Signora Aranki, è in contatto con genitori o parenti di altri giovani palestinesi detenuti?

No, non c’è alcuna forma di coordinamento, eccetto che con la mia parrocchia. Ma sento molte storie che mi vengono riferite da parenti e avvocati dei detenuti. È una situazione veramente drammatica per le nostre famiglie, soprattutto quando sai — come nel caso di mia figlia — che sono detenuti senza che sia stata elevata contro di loro alcuna imputazione. Capite? Con questo sistema arbitrario ogni palestinese potrebbe essere detenuto da Israele per un tempo senza fine senza alcuna imputazione e senza un processo.

Che lei ne sia a conoscenza, vi sono altri cristiani nelle medesime condizioni di Layan?
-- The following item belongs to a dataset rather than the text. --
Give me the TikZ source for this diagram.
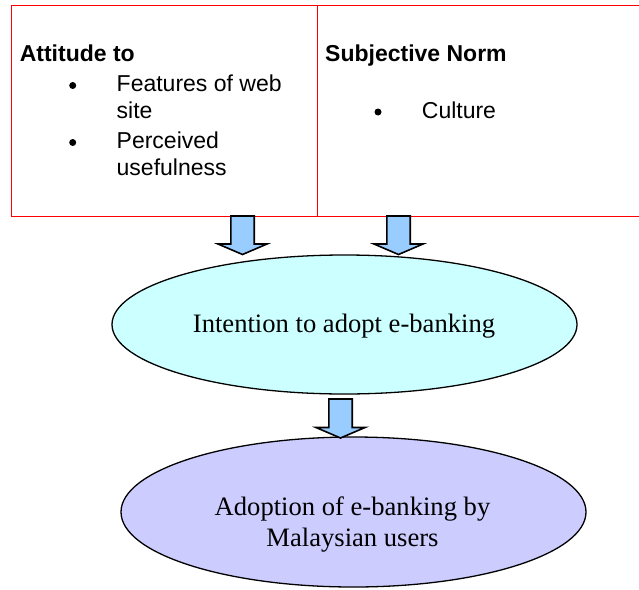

I cristiani sono parte integrante del popolo palestinese e sono trattati come tutti gli altri, senza alcuna esenzione da parte degli occupanti israeliani. Credo ci siano altri cristiani nelle sue medesime condizioni, anche se Layan è l’unica donna cristiana proveniente dalla West Bank in prigione ora.

Ci vuole dire qualcosa su che tipo di ragazza è Layan, che interessi ha, che ambizioni nutre?

Mia figlia è il mio principale orgoglio. È una ragazza intelligente e una brillante studentessa. Si era appena laureata in veterinaria. È apprezzata e amata da chiunque la conosca. È una ragazza sana, che ama leggere e fare sport, e coltivare amicizie quando non lavora. È una ragazza molto socievole. Ha viaggiato abbastanza prima di essere arrestata, e come famiglia abbiamo sempre cercato di darle un senso di normalità del vivere, anche se questo è abbastanza impossibile sotto il regime di occupazione. Ironicamente e tristemente l’occupazione l’ha riguardata fin dai primi giorni di vita. Il giorno del suo battesimo i militari israeliani chiusero la strada che unisce Birzeit a Ramallah, impedendo al nostro prete anglicano di arrivare. Così lui chiamò il sacerdote cattolico latino chiedendogli di battezzarla comunque nella chiesa anglicana. Non penso che una cosa simile sia mai successa altrove, ma in Palestina accade, perché l’occupazione militare ci obbliga a interpretare con creatività la nostra fede.

Perché ha deciso di scrivere a Papa Francesco?

Perché conosciamo la sua sensibilità alla sofferenza di chi è vittima della guerra. Come ha già mostrato in altre occasioni. E crediamo nel suo mandato e nella dottrina sociale della Chiesa. All’inizio della sua detenzione è venuto a trovarci qui a casa l’incaricato d’affari della Delegazione apostolica di Gerusalemme; un diplomatico, ma anche un pastore, che ha avuto parole molto belle di conforto per noi. Poi non abbiamo più avuto contatti; per questo mi sono decisa a scrivere al Santo Padre: sono certa che anche le sue parole saranno un balsamo per le nostre pene. Perché il Papa sa che noi siamo “indigeni” dei luoghi dove Gesù è nato, come ci definì una volta san Giovanni Paolo ii ; i nostri lontani antenati forse erano quei pastori che si presero cura di Gesù bambino a Bethlehem. E questa è l’eredità che Layan e tutti noi cerchiamo di mantenere viva, lottando ogni giorno in Palestina.